**Task to complete:**
Below are the records; pull every line that includes "with".

++++++++++++++++++++

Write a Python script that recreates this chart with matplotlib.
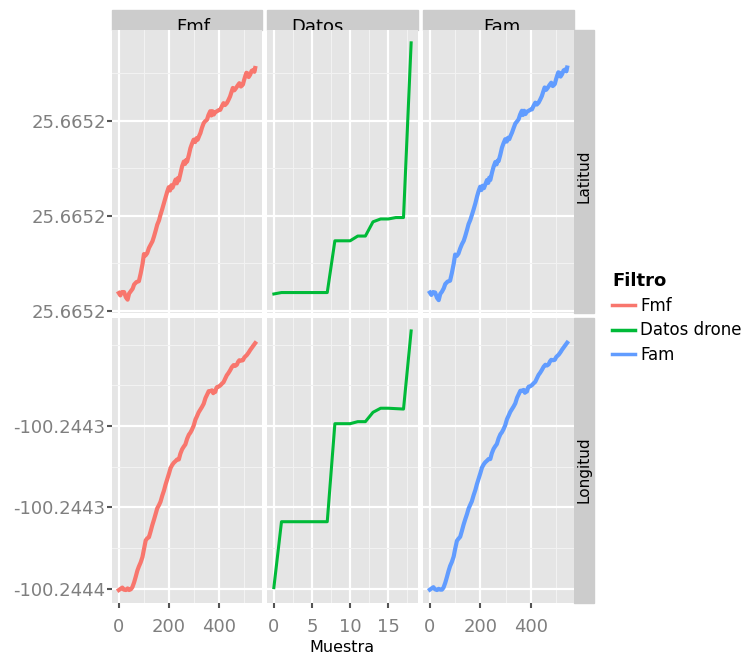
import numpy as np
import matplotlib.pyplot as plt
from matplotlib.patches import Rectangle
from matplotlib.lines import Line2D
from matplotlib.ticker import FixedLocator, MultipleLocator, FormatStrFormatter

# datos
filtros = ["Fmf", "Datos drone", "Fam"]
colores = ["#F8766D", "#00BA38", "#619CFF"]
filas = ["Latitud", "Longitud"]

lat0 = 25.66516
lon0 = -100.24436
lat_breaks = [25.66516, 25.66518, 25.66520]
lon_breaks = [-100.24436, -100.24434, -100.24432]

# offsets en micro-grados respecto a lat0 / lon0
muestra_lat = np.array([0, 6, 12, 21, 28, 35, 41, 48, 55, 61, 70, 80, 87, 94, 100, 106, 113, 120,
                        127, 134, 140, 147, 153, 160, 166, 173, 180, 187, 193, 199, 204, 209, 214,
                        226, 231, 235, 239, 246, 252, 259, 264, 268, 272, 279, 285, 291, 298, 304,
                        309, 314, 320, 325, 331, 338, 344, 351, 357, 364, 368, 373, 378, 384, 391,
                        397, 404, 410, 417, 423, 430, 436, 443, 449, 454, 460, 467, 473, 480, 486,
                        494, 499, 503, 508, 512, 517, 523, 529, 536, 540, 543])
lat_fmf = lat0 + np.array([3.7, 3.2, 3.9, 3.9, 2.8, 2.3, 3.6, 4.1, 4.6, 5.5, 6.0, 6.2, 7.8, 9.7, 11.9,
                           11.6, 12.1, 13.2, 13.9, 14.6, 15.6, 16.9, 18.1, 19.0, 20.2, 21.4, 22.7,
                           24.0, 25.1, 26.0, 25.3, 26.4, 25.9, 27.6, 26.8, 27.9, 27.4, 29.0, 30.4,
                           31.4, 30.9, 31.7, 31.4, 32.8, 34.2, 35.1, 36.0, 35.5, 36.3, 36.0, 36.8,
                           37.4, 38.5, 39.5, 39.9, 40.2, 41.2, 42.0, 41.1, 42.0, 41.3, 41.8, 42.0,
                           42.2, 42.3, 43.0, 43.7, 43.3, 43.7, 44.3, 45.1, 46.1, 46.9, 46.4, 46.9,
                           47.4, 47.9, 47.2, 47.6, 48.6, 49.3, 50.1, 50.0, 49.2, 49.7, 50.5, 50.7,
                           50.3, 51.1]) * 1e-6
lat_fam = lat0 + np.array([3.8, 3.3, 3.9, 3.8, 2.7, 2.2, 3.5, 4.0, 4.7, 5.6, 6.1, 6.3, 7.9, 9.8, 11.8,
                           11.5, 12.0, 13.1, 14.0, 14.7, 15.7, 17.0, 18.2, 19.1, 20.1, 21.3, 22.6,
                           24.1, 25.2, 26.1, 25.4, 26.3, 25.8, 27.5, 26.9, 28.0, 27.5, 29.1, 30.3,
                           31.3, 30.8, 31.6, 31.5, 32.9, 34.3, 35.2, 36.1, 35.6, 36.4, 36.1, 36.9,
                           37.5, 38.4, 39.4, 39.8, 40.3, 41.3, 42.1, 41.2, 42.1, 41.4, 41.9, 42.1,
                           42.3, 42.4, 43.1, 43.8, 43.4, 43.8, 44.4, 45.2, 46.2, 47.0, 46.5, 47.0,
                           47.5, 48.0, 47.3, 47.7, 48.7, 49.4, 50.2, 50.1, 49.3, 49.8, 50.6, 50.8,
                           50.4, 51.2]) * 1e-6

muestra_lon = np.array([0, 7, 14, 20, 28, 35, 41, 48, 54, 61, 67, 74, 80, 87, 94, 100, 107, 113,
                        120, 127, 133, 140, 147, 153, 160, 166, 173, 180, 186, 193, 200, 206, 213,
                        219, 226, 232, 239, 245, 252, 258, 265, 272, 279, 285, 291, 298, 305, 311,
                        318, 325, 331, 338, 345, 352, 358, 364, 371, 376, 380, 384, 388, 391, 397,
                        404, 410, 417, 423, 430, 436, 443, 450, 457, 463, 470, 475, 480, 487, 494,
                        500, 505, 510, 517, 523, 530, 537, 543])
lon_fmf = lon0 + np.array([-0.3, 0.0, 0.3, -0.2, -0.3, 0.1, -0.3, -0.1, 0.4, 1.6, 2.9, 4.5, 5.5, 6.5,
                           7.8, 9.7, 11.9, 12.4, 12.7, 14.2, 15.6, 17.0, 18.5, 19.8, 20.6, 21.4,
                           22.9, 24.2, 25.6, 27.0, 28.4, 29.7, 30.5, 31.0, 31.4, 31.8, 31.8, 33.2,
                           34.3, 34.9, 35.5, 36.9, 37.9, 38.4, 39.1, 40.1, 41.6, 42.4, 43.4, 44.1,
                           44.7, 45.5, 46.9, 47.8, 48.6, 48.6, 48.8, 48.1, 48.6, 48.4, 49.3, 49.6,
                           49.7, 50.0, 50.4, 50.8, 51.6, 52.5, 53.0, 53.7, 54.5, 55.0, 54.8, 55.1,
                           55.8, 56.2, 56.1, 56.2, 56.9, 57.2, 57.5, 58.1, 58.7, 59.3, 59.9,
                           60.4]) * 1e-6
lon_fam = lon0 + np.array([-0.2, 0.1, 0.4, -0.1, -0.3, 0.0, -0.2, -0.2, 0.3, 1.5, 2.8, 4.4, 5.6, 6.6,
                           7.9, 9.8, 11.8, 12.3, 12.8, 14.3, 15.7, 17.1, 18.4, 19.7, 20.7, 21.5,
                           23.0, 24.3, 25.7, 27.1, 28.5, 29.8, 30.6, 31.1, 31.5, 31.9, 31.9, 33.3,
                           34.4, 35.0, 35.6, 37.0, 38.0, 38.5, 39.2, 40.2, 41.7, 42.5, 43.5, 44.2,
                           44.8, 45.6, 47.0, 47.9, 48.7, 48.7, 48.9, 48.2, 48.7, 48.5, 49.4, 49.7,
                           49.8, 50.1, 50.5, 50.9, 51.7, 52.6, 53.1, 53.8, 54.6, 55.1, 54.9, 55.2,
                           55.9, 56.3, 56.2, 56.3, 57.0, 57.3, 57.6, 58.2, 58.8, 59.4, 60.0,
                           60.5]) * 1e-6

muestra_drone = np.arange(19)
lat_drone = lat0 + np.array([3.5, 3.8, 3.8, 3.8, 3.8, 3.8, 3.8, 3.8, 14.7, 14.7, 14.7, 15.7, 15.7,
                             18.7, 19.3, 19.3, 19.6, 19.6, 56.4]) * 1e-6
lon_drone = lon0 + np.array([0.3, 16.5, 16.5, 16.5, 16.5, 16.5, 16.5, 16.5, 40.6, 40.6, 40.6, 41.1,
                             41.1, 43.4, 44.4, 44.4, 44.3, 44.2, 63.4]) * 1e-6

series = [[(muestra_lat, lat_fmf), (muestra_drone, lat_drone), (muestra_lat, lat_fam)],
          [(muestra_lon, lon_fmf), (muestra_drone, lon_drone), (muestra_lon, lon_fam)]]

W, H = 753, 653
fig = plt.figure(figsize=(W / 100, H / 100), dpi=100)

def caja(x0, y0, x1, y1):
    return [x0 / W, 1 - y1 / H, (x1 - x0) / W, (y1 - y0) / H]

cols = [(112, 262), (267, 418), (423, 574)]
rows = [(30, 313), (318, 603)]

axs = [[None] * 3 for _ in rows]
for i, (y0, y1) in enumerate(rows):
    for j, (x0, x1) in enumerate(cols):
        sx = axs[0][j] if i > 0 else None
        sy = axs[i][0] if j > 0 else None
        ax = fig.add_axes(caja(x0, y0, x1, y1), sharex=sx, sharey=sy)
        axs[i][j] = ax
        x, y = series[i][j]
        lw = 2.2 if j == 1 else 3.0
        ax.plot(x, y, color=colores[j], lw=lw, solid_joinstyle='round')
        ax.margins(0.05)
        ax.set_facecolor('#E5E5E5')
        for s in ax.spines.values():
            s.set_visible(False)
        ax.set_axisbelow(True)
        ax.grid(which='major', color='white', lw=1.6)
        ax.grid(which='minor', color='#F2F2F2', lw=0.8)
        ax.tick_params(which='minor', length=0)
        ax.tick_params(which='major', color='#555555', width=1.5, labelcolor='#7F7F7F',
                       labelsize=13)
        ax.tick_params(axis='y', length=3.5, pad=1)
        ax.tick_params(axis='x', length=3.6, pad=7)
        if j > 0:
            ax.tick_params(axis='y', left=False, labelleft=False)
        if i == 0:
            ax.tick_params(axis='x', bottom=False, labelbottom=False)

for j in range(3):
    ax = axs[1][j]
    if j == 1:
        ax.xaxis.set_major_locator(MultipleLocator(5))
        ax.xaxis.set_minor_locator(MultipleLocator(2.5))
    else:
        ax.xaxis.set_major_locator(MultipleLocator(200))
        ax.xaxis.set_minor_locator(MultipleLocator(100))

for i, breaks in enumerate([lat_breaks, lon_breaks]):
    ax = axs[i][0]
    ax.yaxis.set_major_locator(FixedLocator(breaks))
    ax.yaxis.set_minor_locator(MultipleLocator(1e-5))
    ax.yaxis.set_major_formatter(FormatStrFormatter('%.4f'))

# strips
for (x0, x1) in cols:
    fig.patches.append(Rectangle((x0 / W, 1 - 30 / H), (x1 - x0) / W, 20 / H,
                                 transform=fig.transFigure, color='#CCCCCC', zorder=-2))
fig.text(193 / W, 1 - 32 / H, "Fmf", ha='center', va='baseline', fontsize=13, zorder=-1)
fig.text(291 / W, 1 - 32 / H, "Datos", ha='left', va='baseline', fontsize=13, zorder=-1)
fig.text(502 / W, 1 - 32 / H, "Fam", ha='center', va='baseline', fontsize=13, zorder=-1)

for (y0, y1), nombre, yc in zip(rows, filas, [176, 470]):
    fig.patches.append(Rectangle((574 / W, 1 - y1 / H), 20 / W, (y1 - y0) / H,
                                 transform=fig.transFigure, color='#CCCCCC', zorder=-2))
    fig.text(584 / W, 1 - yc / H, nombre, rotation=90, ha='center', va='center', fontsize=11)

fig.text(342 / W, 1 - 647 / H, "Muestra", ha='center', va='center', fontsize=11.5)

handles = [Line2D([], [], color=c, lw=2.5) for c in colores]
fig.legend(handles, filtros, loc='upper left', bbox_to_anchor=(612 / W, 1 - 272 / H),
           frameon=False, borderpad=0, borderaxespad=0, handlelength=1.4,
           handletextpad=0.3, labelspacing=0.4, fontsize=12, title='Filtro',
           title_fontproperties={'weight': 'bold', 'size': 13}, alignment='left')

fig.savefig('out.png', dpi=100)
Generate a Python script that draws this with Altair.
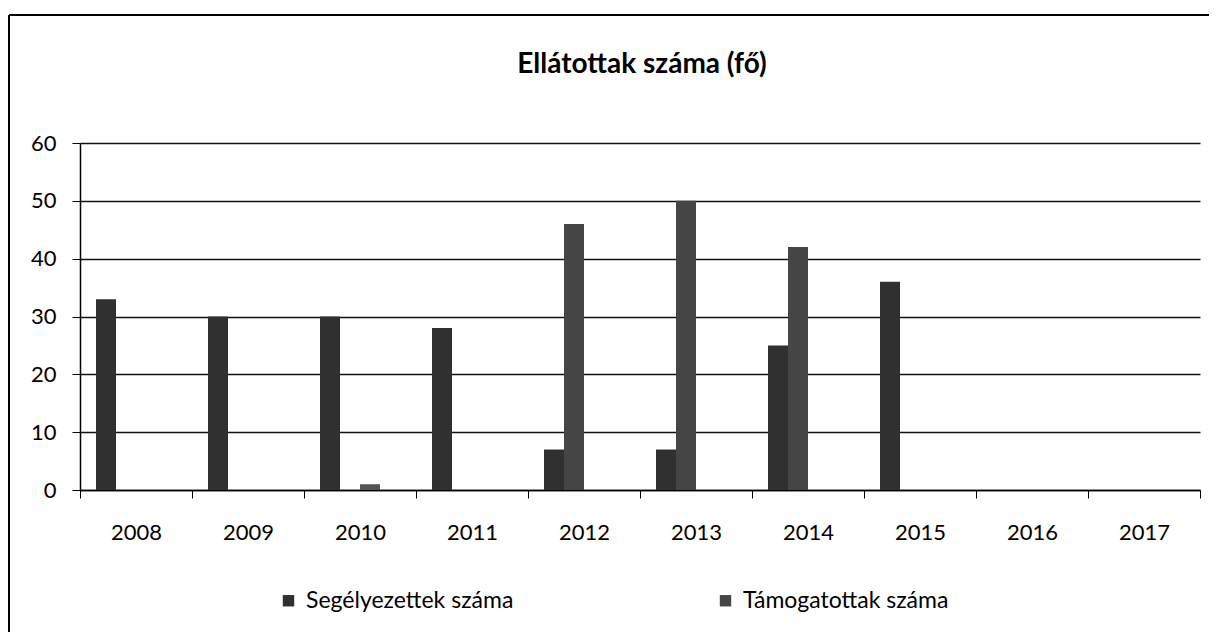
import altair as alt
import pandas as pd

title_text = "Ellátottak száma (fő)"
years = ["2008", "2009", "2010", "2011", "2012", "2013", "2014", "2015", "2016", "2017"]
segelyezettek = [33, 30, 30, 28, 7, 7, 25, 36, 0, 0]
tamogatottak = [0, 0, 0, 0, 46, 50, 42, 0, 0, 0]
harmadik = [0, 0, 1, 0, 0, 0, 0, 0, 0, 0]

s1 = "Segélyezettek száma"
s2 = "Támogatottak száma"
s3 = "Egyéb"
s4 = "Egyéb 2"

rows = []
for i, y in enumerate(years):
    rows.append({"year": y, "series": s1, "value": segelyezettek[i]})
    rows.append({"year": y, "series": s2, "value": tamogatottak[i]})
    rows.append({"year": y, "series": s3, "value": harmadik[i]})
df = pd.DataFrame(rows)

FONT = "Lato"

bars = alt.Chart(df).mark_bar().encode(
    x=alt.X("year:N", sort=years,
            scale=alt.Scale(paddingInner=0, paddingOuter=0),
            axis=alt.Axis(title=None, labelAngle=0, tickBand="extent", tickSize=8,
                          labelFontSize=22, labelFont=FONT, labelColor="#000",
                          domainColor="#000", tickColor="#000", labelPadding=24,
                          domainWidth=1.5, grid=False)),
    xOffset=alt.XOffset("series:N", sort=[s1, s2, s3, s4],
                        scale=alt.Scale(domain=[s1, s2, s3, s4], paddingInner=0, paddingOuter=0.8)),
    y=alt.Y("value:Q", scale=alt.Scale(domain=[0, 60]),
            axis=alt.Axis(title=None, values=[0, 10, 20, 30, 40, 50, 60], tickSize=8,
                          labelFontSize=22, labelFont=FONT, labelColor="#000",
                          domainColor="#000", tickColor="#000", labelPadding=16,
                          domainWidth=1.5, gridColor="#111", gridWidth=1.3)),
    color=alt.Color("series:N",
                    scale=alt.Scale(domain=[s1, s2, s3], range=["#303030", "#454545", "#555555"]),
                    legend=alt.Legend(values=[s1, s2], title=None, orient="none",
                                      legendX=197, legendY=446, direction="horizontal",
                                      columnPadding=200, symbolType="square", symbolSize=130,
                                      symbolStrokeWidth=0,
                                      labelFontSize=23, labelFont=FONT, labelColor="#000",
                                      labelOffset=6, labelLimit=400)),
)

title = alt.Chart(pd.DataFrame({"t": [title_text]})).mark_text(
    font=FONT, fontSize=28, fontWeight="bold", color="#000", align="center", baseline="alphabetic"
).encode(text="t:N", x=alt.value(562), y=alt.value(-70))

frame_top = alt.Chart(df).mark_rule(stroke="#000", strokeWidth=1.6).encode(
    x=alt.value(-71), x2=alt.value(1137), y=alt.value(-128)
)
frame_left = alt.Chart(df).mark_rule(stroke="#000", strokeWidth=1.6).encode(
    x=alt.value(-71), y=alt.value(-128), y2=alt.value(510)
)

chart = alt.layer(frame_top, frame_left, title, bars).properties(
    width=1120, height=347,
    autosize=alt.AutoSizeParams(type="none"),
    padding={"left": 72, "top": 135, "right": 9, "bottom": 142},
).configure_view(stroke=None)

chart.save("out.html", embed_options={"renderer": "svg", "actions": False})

++++++++++++++++++++

**Written solution:**
Write a Python script that recreates this chart with matplotlib.
Generate a Python script that draws this with Altair.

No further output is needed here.